Targeting anti-money laundering, the European Union is building a new regulator — “Anti-Money Laundering Authority” (AMLA) — that will direct oversee crypto businesses. Many negotiations remain before the AMLA launch, but all signs are that it’s underway.
The EU is set to create a brand new regulator focused on direct crypto oversight. Although the crypto industry’s attention has been drawn to the Markets in Crypto Assets regulation and the controversial Transfer of Funds Regulation, these documents are part of a broader package of EU anti-money laundering (AML) policy that will have major implications for all financial institutions.
Last July, the European Commission released its proposal for the Sixth Directive AML/CFT or AMLD6. The European Council released its version this July. European Parliament is set to take it up following the current August vacation. Once parliament passes its version of the regulation, the three bodies will enter into largely opaque negotiations called trilogues.
The focus of the new legislation is on the creation of an EU-wide AML regulator. Despite the upcoming negotiations, there seems to be minimal disagreement between the legislative bodies that such a regular is needed and that it should have direct oversight over crypto asset service providers in the EU.
Lately, European Parliament has been the most aggressive of the three bodies in terms of calling for the regulation of crypto. Thus, it is unlikely to oppose giving the future regulator direct supervision over crypto.
Titled “Anti-Money Laundering Authority,” or AMLA, the regulator will monitor at least “high-risk” crypto firms as financial servicers directly, per the Commission and Counsel versions.
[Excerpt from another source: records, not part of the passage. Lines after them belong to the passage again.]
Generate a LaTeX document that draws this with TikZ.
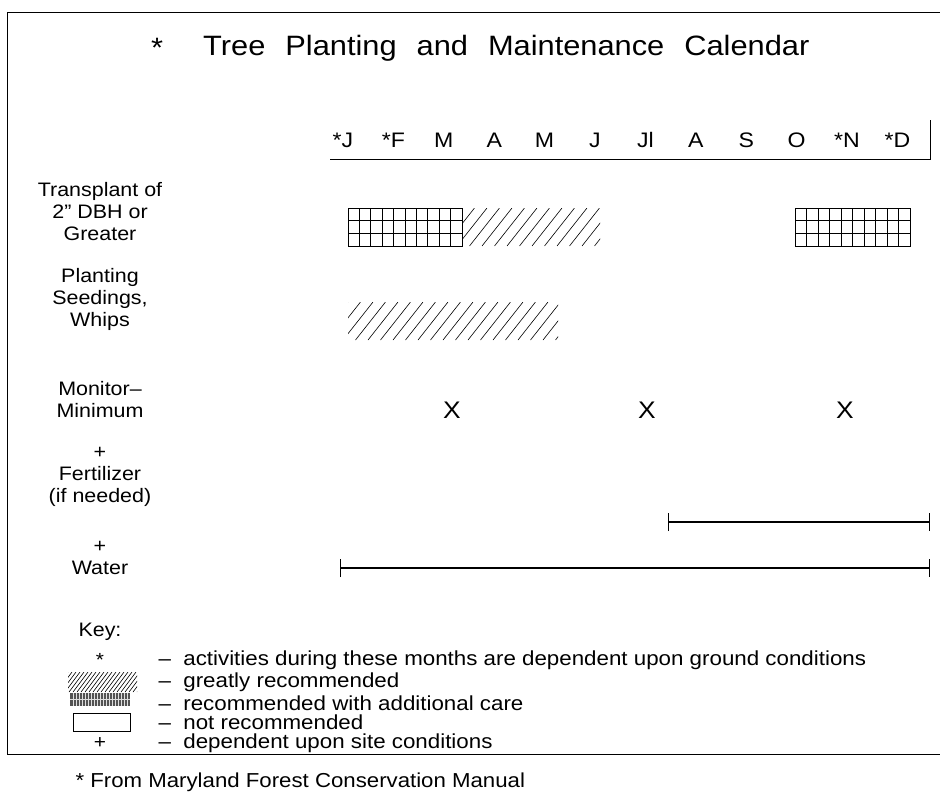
\documentclass[tikz,border=0pt]{standalone}
\usepackage{fontspec}
\setmainfont{Liberation Sans}[FakeStretch=1.1]
\usetikzlibrary{arrows.meta}

% grid bar: x1,y1,x2,y2
\newcommand{\gridbar}[4]{%
  \draw[thick] (#1,#2) rectangle (#3,#4);
  \foreach \gx in {1,...,9} \draw[thick] ({#1+\gx*(#3-#1)/10},#2) -- ({#1+\gx*(#3-#1)/10},#4);
  \foreach \gy in {1,2} \draw ({#1},{#2+\gy*(#4-#2)/3}) -- (#3,{#2+\gy*(#4-#2)/3});
}
% hatched bar: x1,y1,x2,y2,spacing
\newcommand{\hatchbar}[5]{%
  \begin{scope}
    \clip (#1,#2) rectangle (#3,#4);
    \foreach \hx in {0,#5,...,260} \draw[semithick] ({#1+\hx-30},#4) -- ({#1+\hx},#2);
  \end{scope}
}

\tikzset{
  rowtext/.style={align=center,font=\fontsize{19.5}{22}\selectfont},
  month/.style={font=\fontsize{21}{22}\selectfont},
  keytext/.style={anchor=west,font=\fontsize{20.3}{22}\selectfont},
  span/.style={line width=1.3pt,{Bar[width=18pt,line width=1.3pt]}-{Bar[width=18pt,line width=1.3pt]}},
}

\begin{document}
\begin{tikzpicture}[x=1pt,y=-1pt]
    \useasboundingbox (0,0) rectangle (940,798);
    % frame
    \draw[thick] (940,12) -- (7,12) -- (7,754) -- (940,754);
    % title
    \node[font=\fontsize{28}{30}\selectfont] (ttlstar) at (157,48) {*};
    \node[font=\fontsize{28}{30}\selectfont,anchor=west,inner sep=0pt] (ttl) at (203,48)
        {Tree\hspace{20pt}Planting\hspace{20pt}and\hspace{20pt}Maintenance\hspace{20pt}Calendar};
    % the months
    \foreach \m [count=\i] in {*J,*F,M,A,M,J,Jl,A,S,O,*N,*D}
        \node[month] (m\i) at ({343+50.4*(\i-1)},140) {\m};
    \coordinate (axl) at (330,159);
    \coordinate (axr) at (930,159);
    \coordinate (axt) at (930,120);
    \draw[thick] (axl) -- (axr) -- (axt);
    % row labels
    \node[rowtext] (transplant) at (100,212) {Transplant of\\2'' DBH or\\Greater};
    \node[rowtext] (seedings) at (100,299) {Planting\\Seedings,\\Whips};
    \node[rowtext] (monitor) at (100,400) {Monitor--\\Minimum};
    \node[rowtext] (fertilizer) at (100,477) {+\\Fertilizer\\(if needed)};
    \node[rowtext] (water) at (100,558) {+\\Water};
    % transplant bars
    \gridbar{348}{208}{462}{246}
    \hatchbar{462}{208}{600}{246}{12.5}
    \gridbar{795}{208}{910}{246}
    % seedings bar
    \hatchbar{348}{302}{558}{340}{12.5}
    % monitor marks
    \foreach \xm [count=\i] in {452,647,845}
        \node[font=\fontsize{24}{26}\selectfont] (x\i) at (\xm,410) {X};
    % fertilizer and water spans
    \coordinate (fertA) at (668,522);
    \coordinate (fertB) at (930,522);
    \draw[span] (fertA) -- (fertB);
    \coordinate (waterA) at (340,568);
    \coordinate (waterB) at (930,568);
    \draw[span] (waterA) -- (waterB);
    % the key
    \node[rowtext] (key) at (100,632) {Key:};
    \node[font=\fontsize{19}{20}\selectfont] (kstar) at (100,660) {*};
    \begin{scope}
        \clip (68,672) rectangle (137,692);
        \foreach \hx in {0,4,...,90} \draw[semithick] ({68+\hx-15},692) -- ({68+\hx},672);
    \end{scope}
    \fill[gray!65!black] (70,693) rectangle (130,706);
    \foreach \gx in {73,76,...,128} \draw[gray!25,very thin] (\gx,693) -- (\gx,706);
    \draw[gray!25,very thin] (70,699.5) -- (130,699.5);
    \draw[thick] (73,713) rectangle (130,731);
    \node[font=\fontsize{19}{20}\selectfont] (kplus) at (100,743) {+};
    \node[keytext] (k1) at (155,660) {--\ \ activities during these months are dependent upon ground conditions};
    \node[keytext] (k2) at (155,682) {--\ \ greatly recommended};
    \node[keytext] (k3) at (155,703) {--\ \ recommended with additional care};
    \node[keytext] (k4) at (155,722) {--\ \ not recommended};
    \node[keytext] (k5) at (155,743) {--\ \ dependent upon site conditions};
    % source
    \node[anchor=west,font=\fontsize{20.2}{22}\selectfont] (source) at (72,782) {* From Maryland Forest Conservation Manual};
\end{tikzpicture}
\end{document}
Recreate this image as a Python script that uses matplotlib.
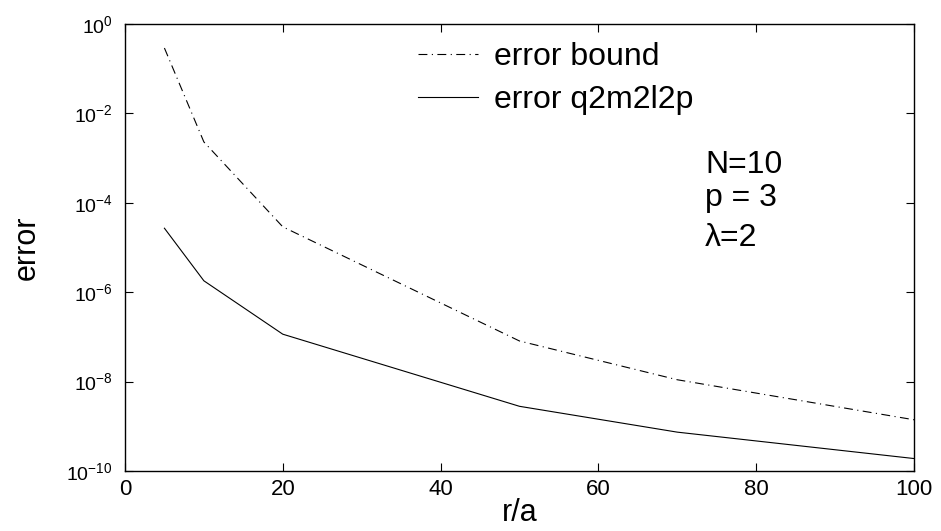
import matplotlib
matplotlib.use("Agg")
import matplotlib.pyplot as plt
from matplotlib.ticker import FixedLocator, LogFormatterSciNotation, NullLocator

plt.rcParams["font.family"] = ["Liberation Sans", "DejaVu Sans"]
plt.rcParams["mathtext.fontset"] = "custom"
plt.rcParams["mathtext.rm"] = "Liberation Sans"
plt.rcParams["mathtext.it"] = "Liberation Sans:italic"

# data
r_over_a = [5, 10, 20, 50, 70, 100]
error_bound = [2.9e-1, 2.3e-3, 2.9e-5, 8.1e-8, 1.1e-8, 1.4e-9]
error_q2m2l2p = [2.7e-5, 1.8e-6, 1.15e-7, 2.8e-9, 7.4e-10, 1.9e-10]
x_ticks = [0, 20, 40, 60, 80, 100]
y_ticks = [1e-10, 1e-8, 1e-6, 1e-4, 1e-2, 1e0]
params = ["N=10", "p = 3", "\u03bb=2"]

fig = plt.figure(figsize=(9.41, 5.31), dpi=100)
ax = fig.add_axes([0.1328, 0.1130, 0.8385, 0.8418])

ax.semilogy(r_over_a, error_bound, color="black", lw=0.8,
            dashes=(8, 4, 1, 4), label="error bound")
ax.semilogy(r_over_a, error_q2m2l2p, color="black", lw=0.8,
            label="error q2m2l2p")

ax.set_xlim(0, 100)
ax.set_ylim(1e-10, 1e0)
ax.xaxis.set_major_locator(FixedLocator(x_ticks))
ax.yaxis.set_major_locator(FixedLocator(y_ticks))
ax.yaxis.set_major_formatter(LogFormatterSciNotation())
ax.yaxis.set_minor_locator(NullLocator())

ax.tick_params(which="both", direction="in", top=True, right=True,
               length=5.5, width=0.8)
ax.tick_params(axis="x", labelsize=16, pad=6)
ax.tick_params(axis="y", labelsize=14, pad=9)
for s in ax.spines.values():
    s.set_linewidth(1.0)

ax.set_xlabel("r/a", fontsize=22, va="top")
ax.set_ylabel("error", fontsize=22)
ax.xaxis.set_label_coords(0.5, -0.06)
ax.yaxis.set_label_coords(-0.105, 0.5)

ax.legend(frameon=False, loc="upper left", bbox_to_anchor=(0.444, 0.92),
          bbox_transform=fig.transFigure, fontsize=23, handlelength=1.9,
          handletextpad=0.5, labelspacing=0.4, borderpad=0, borderaxespad=0)

for txt, yy in zip(params, [0.667, 0.593, 0.503]):
    ax.text(0.735, yy, txt, transform=ax.transAxes, fontsize=23,
            va="baseline", ha="left")

fig.savefig("out.png", dpi=100)
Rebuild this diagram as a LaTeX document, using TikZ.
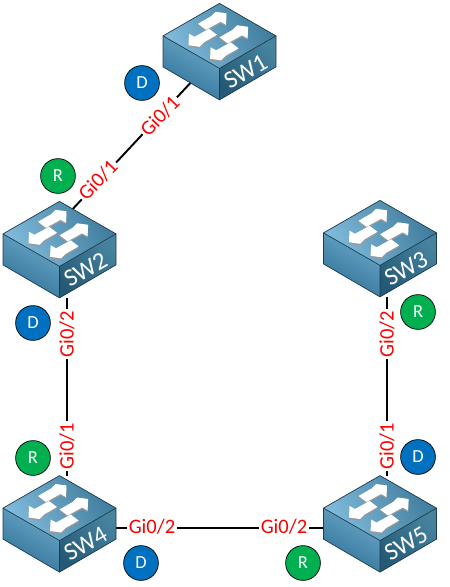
\documentclass[tikz,border=0pt]{standalone}
\usepackage{fontspec}
\setmainfont{Carlito}
\definecolor{swline}{HTML}{1C3B4E}
\definecolor{swlight}{HTML}{82BCDC}
\definecolor{swtopdark}{HTML}{3F7B9C}
\definecolor{swleftup}{HTML}{6CA9C9}
\definecolor{swleftlow}{HTML}{2F7096}
\definecolor{swrightup}{HTML}{47839F}
\definecolor{swrightlow}{HTML}{245A76}
\definecolor{desigblue}{HTML}{0070C0}
\definecolor{rootgreen}{HTML}{00B050}
\newcommand{\swarrowpath}{(19,-16)--(8,-17.5)--(3.5,-13)--(-9.5,-5.5)--(-1.5,0.5)--(13,-7.5)--(18.5,-4.5)--cycle}
\tikzset{
	swbox/.style={inner sep=0, minimum width=64pt, minimum height=54.7pt},
	link/.style={line width=1.1pt},
	port/.style={text=red, fill=white, font=\fontsize{11.7}{12}\selectfont, inner sep=1pt},
	role/.style={circle, draw=black, text=white, minimum size=19.8pt, inner sep=0, font=\fontsize{10.5}{12}\selectfont},
	swlabel/.style={text=white, font=\fontsize{14}{15}\selectfont, rotate=30, inner sep=0},
	swpic/.pic={
		% top face
		\shade[left color=swlight, right color=swtopdark, shading angle=120] (0,0)--(56.5,32.5)--(0,65)--(-56.5,32.5)--cycle;
		% left face
		\shade[top color=swleftup, bottom color=swleftlow, shading angle=-30] (-56.5,32.5)--(0,65)--(0,96.5)--(-56.5,63.5)--cycle;
		% right face
		\shade[top color=swrightup, bottom color=swrightlow, shading angle=-45] (56.5,32.5)--(0,65)--(0,96.5)--(56.5,63.5)--cycle;
		\draw[swline, line join=round] (0,0)--(56.5,32.5)--(56.5,63.5)--(0,96.5)--(-56.5,63.5)--(-56.5,32.5)--cycle;
		\draw[swline] (-56.5,32.5)--(0,65)--(56.5,32.5) (0,65)--(0,96.5);
		% arrows on the top face
		\foreach \px/\py/\sx in {-12/25.9/1, -12/25.9/-1, 9.6/39.4/1, 9.6/39.4/-1}{
			\fill[black!40, shift={(\px,\py+1.6)}, scale=\sx] \swarrowpath;
			\fill[white, shift={(\px,\py)}, scale=\sx] \swarrowpath;
		}
		\node[swlabel] (-name) at (26,68) {#1};
	}
}
\begin{document}
\begin{tikzpicture}[x=0.02cm,y=-0.02cm]
	\useasboundingbox (0,0) rectangle (449,587);
	% switches
	\node[swbox] (SW1) at (219.5,51.8) {};
	\node[swbox] (SW2) at (59.5,249.8) {};
	\node[swbox] (SW3) at (380,248.8) {};
	\node[swbox] (SW4) at (59.5,524) {};
	\node[swbox] (SW5) at (380,524) {};
	% links
	\draw[link] (SW1.center)--([yshift=-12.4pt]SW2.north);
	\draw[link] ([xshift=4.5pt]SW2.south)--([xshift=4.5pt]SW4.north);
	\draw[link] ([xshift=4pt]SW3.south)--([xshift=4pt]SW5.north);
	\draw[link] ([yshift=-2.2pt]SW4.east)--([yshift=-2.2pt]SW5.west);
	\pic (sw1) at (SW1.north) {swpic=SW1};
	\pic (sw2) at (SW2.north) {swpic=SW2};
	\pic (sw3) at (SW3.north) {swpic=SW3};
	\pic (sw4) at (SW4.north) {swpic=SW4};
	\pic (sw5) at (SW5.north) {swpic=SW5};
	% port labels
	\node[port, rotate=46] (p1a) at (160,116) {Gi0/1};
	\node[port, rotate=46] (p2a) at (98,180) {Gi0/1};
	\node[port, rotate=90] (p2b) at (67,334) {Gi0/2};
	\node[port, rotate=90] (p4a) at (67,446) {Gi0/1};
	\node[port, rotate=90] (p3b) at (387,334) {Gi0/2};
	\node[port, rotate=90] (p5a) at (387,446) {Gi0/1};
	\node[port] (p4b) at (152,527) {Gi0/2};
	\node[port] (p5b) at (284,527) {Gi0/2};
	% port roles
	\node[role, fill=desigblue] (d1) at (142,83) {D};
	\node[role, fill=rootgreen] (r2) at (58,176) {R};
	\node[role, fill=desigblue] (d2) at (33,323) {D};
	\node[role, fill=rootgreen] (r3) at (418,312) {R};
	\node[role, fill=rootgreen] (r4) at (33,458) {R};
	\node[role, fill=desigblue] (d5) at (418,457) {D};
	\node[role, fill=desigblue] (d4) at (141,563) {D};
	\node[role, fill=rootgreen] (r5) at (303,563) {R};
\end{tikzpicture}
\end{document}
“EU-level supervision consisting of a hub and spoke model – i.e., supervisor at the EU level competent for direct supervision of certain financial institutions (FIs), indirect supervision/coordination of the other FIs, and a coordination role for supervising the non-financial sector as a first step,” a parliamentary briefing said.
The international body will be a major shift for the EU. Previous AML directives (from 2015 and 2018) established standards for member nations to collect and make available certain data, like information about beneficial ownership of corporations. Those registries are a good example of the disparate adoption of the regulations. Even among the countries that provide access to corporate information for free, the information available varies widely.
The opacity behind certain corporate registries allowed crypto firms like Binance to tout Maltese regulation for years.
AMLD5 established that member states should treat crypto exchanges as financial institutions. But that implementation was left up to the member states. There is recourse for the EU bodies to pursue member states, but the overall reporting requirements don’t lead to a union body.
The timeframe for implementation will hinge upon negotiations among European Parliament as well as subsequent trilogues involving the commission. Implementation of the regulation – including staffing of AMLA – will take years. But there seems to be little doubt that such a regulator is indeed coming.
“It’s critical to ensure that the AMLA will have sufficiently skilled staff that can deal with state-of-the-art technologies required for interacting with decentralized networks,” the EU Crypto Initiative, a trade association, told The Block.
Last month, European authorities reached a milestone deal to regulate the trading of crypto assets in the bloc, to rein in what lawmakers call the “wild west” of financial markets. EU member states and the European Parliament on July 1 settled the terms of rules that aim to protect consumers and increase transparency from companies while allowing the nascent market to flourish.